The amount of money you’ll have to spend on the MEP70 to get it to actually work as it should. That’s going to be a 500k ticket, easy. A bzb will be around 100k for a non lc02 version w/ ½" lines. Shotgun condenser, around 10k, rounding up. For recovery, I’m just using the cs200, for reference. Around 50k, maybe 55. Dimplex chiller to keep it all cold w/ 8kw maybe more @ -80c. That’s around 80-90k something. Far cheaper than the Huber option, granted not the same warranty and service. But, much more powerful and cheaper. Maybe throw in an extra 25k for shits and giggles because I’m way under the ets price tag. I’ve seen the invoices for both of these setups.

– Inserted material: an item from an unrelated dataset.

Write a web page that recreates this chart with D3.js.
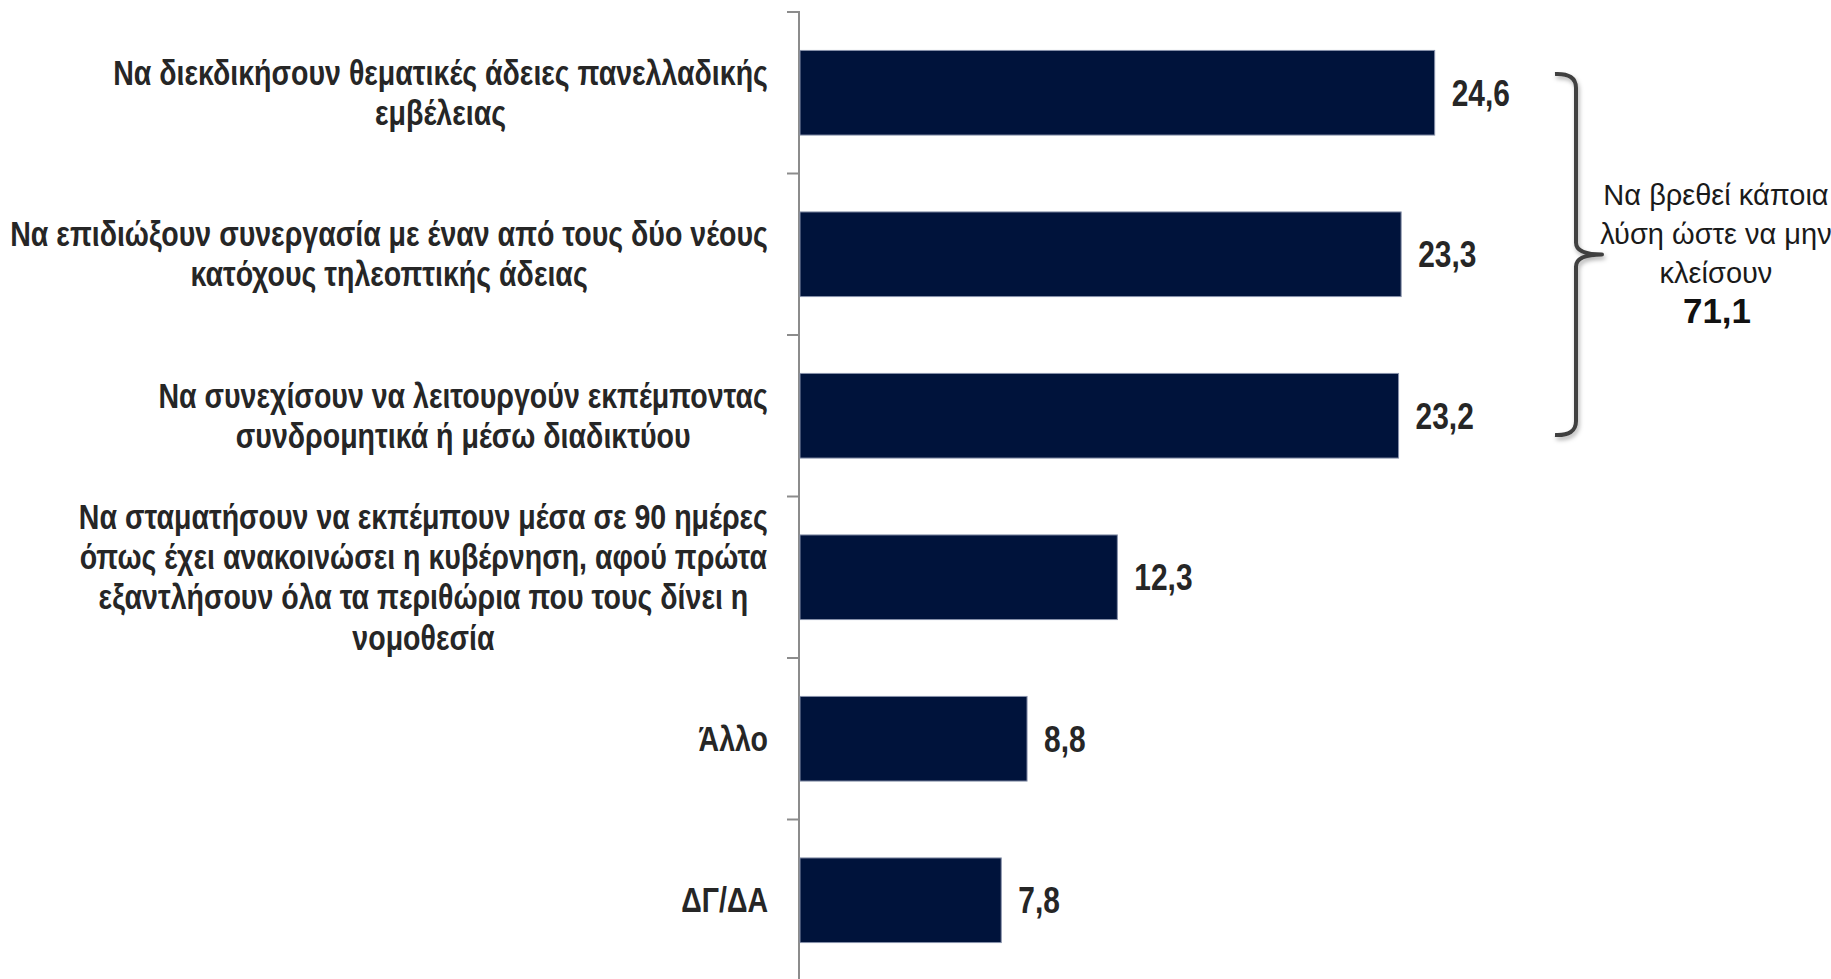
<!DOCTYPE html>
<html>
<head>
<meta charset="utf-8">
<script src="https://cdn.jsdelivr.net/npm/d3@7"></script>
<style>
  html, body { margin: 0; padding: 0; background: #fff; }
  svg { display: block; }
</style>
</head>
<body>
<svg id="chart" width="1831" height="979"></svg>
<script>
// ---------- data ----------
const categories = [
  "Να διεκδικήσουν θεματικές άδειες πανελλαδικής\nεμβέλειας",
  "Να επιδιώξουν συνεργασία με έναν από τους δύο νέους\nκατόχους τηλεοπτικής άδειας",
  "Να συνεχίσουν να λειτουργούν εκπέμποντας\nσυνδρομητικά ή μέσω διαδικτύου",
  "Να σταματήσουν να εκπέμπουν μέσα σε 90 ημέρες\nόπως έχει ανακοινώσει η κυβέρνηση, αφού πρώτα\nεξαντλήσουν όλα τα περιθώρια που τους δίνει η\nνομοθεσία",
  "Άλλο",
  "ΔΓ/ΔΑ"
];
const values = [24.6, 23.3, 23.2, 12.3, 8.8, 7.8];
const valueLabels = ["24,6", "23,3", "23,2", "12,3", "8,8", "7,8"];
const annotationLines = ["Να βρεθεί κάποια", "λύση ώστε να μην", "κλείσουν"];
const annotationTotal = "71,1";

(function () {
// ---------- font detection ----------
function hasFont(name) {
  const c = document.createElement("canvas").getContext("2d");
  const s = "Να διεκδικήσουν abcdefg 0123";
  c.font = `32px monospace`; const a = c.measureText(s).width;
  c.font = `32px "${name}", monospace`; const b = c.measureText(s).width;
  return Math.abs(a - b) > 0.5;
}
const narrowOK = hasFont("Liberation Sans Narrow");
const NARROW = narrowOK ? '"Liberation Sans Narrow", "Arial Narrow", sans-serif' : '"Liberation Sans", Arial, sans-serif';
const narrowScale = narrowOK ? 1 : 0.82;

// ---------- scales ----------
const svg = d3.select("#chart");
const x = d3.scaleLinear().domain([0, 30]).range([800, 1574]);
const y = d3.scaleBand().domain(d3.range(categories.length)).range([12, 981]).padding(0);
const barH = y.bandwidth() * 0.524;

// axis line + boundary ticks
const axisG = svg.append("g");
axisG.append("line")
  .attr("x1", x(0) - 1).attr("x2", x(0) - 1)
  .attr("y1", y.range()[0]).attr("y2", y.range()[1])
  .attr("stroke", "#8c8c8c").attr("stroke-width", 2);
const boundaries = d3.range(categories.length + 1).map(i => y.range()[0] + i * y.step());
axisG.selectAll("line.tick").data(boundaries).join("line")
  .attr("class", "tick")
  .attr("x1", x(0) - 13).attr("x2", x(0))
  .attr("y1", d => d).attr("y2", d => d)
  .attr("stroke", "#8c8c8c").attr("stroke-width", 2);

// bars
svg.append("g").selectAll("rect").data(values).join("rect")
  .attr("x", x(0))
  .attr("y", (d, i) => y(i) + (y.bandwidth() - barH) / 2)
  .attr("width", d => x(d) - x(0))
  .attr("height", barH)
  .attr("fill", "#00133b")
  .attr("stroke", "#8791aa")
  .attr("stroke-width", 1);

// value labels
svg.append("g").selectAll("text").data(values).join("text")
  .attr("transform", (d, i) => `translate(${x(d) + 17},${y(i) + y.bandwidth() / 2 + 13}) scale(${narrowScale},1)`)
  .attr("font-family", NARROW)
  .attr("font-weight", "bold")
  .attr("font-size", 36.5)
  .attr("fill", "#262626")
  .text((d, i) => valueLabels[i]);

// category labels (right edge at 768, lines centered within block)
const labelG = svg.append("g");
const lineH = 40.5;
categories.forEach((cat, i) => {
  const lines = cat.split("\n");
  const g = labelG.append("g");
  const texts = lines.map((ln, j) => g.append("text")
    .attr("font-family", NARROW)
    .attr("font-weight", "bold")
    .attr("font-size", 34.8)
    .attr("fill", "#262626")
    .attr("text-anchor", "middle")
    .attr("x", 0)
    .attr("y", (j - (lines.length - 1) / 2) * lineH + 12)
    .text(ln));
  const w = d3.max(texts, t => t.node().getComputedTextLength()) * narrowScale;
  const cx = 768 - w / 2;
  g.attr("transform", `translate(${cx},${y(i) + y.bandwidth() / 2}) scale(${narrowScale},1)`);
});

// brace with shadow
const defs = svg.append("defs");
const f = defs.append("filter").attr("id", "sh").attr("x", "-50%").attr("y", "-10%").attr("width", "200%").attr("height", "120%");
f.append("feDropShadow").attr("dx", 1.5).attr("dy", 3).attr("stdDeviation", 2)
  .attr("flood-color", "#000").attr("flood-opacity", 0.3);

const bTop = 74, bBot = 435, bMid = (bTop + bBot) / 2, bx = 1576, bLeft = 1555, bTip = 1602;
const p = d3.path();
p.moveTo(bLeft, bTop);
p.quadraticCurveTo(bx, bTop - 1, bx, bTop + 14);
p.lineTo(bx, bMid - 12);
p.quadraticCurveTo(bx, bMid, bTip, bMid);
p.quadraticCurveTo(bx, bMid, bx, bMid + 12);
p.lineTo(bx, bBot - 14);
p.quadraticCurveTo(bx, bBot + 1, bLeft, bBot);
svg.append("path")
  .attr("d", p.toString())
  .attr("fill", "none")
  .attr("stroke", "#404040")
  .attr("stroke-width", 4)
  .attr("stroke-linejoin", "round")
  .attr("filter", "url(#sh)");

// annotation
const ann = svg.append("g").attr("text-anchor", "middle");
const annY = [205, 244, 283];
annotationLines.forEach((t, j) => {
  ann.append("text")
    .attr("x", 1716).attr("y", annY[j])
    .attr("font-family", '"Liberation Sans", Arial, sans-serif')
    .attr("font-size", 29)
    .attr("fill", "#1a1a1a")
    .text(t);
});
ann.append("text")
  .attr("x", 1717).attr("y", 323)
  .attr("font-family", '"Liberation Sans", Arial, sans-serif')
  .attr("font-weight", "bold")
  .attr("font-size", 35)
  .attr("fill", "#111")
  .text(annotationTotal);
})();
</script>
</body>
</html>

The ets will definitely be easier to operate and have most people being able to operate it by lunchtime. The bzb, honestly isn’t that hard. But, does require more “effort” from the operator. And you are capable of putting out twice as much in the same amount of time. Especially with that much chilling power. Ets is all made here in the US of A. Bzb does use imported steel. All of the specialty welding is done stateside by a pretty damn good shop/welder. Will you experience experience quality issues from both, yea most likely. Not everyone is perfect and they make mistakes that get overlooked. I’ve never seen either one of these manufacturers equipment blow up or anything catastrophic, that wasn’t operator error.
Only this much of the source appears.